Vineyards and Farming
The Musters tend roughly ten hectares around Schlossberg, all farmed biodynamically and certified by Demeter since 2003. They work without synthetic inputs, relying on composts and biodynamic preparations, and treat the farm as a single living system rather than rows of vines. Vine age varies across the holdings, with the younger parcels feeding the Opok wines and older vines reserved for the estate's single-site cuvees.
Winemaking
Fermentations run on indigenous yeasts in large old wooden casks, with aging that typically lasts around twenty months. Depending on the cuvee the whites are pressed gently or given time on their skins, then bottled without fining and with little to no filtration.
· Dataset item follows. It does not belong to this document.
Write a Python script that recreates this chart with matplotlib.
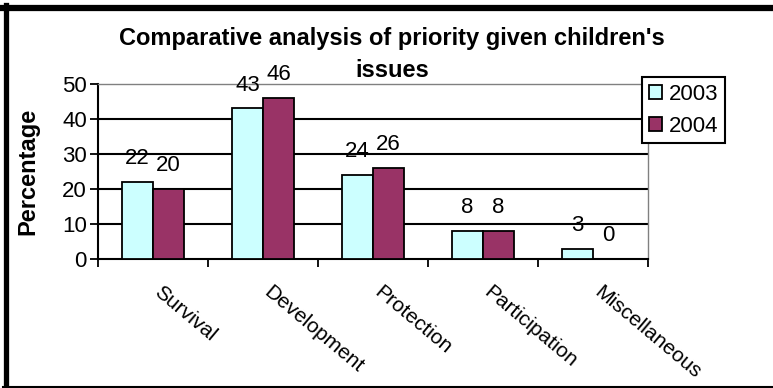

Sulfur additions are kept to a minimum. The result is a range of textural, mineral whites that express both the Opok soil and the character of the vintage.
The Wines
We currently carry two wines from the estate. The Maria and Sepp Muster Opok 2023 is a white cuvee of Sauvignon Blanc, Morillon, Welschriesling, Weissburgunder, and Gelber Muskateller from younger vines, pressed over four hours and aged twenty months in old oak. The Maria and Sepp Muster Sauvignon Vom Opok 2024 is a single-variety Sauvignon Blanc grown on limestone and clay, fermented with native yeasts in large wooden casks, aged twenty months, and bottled unfined and unfiltered.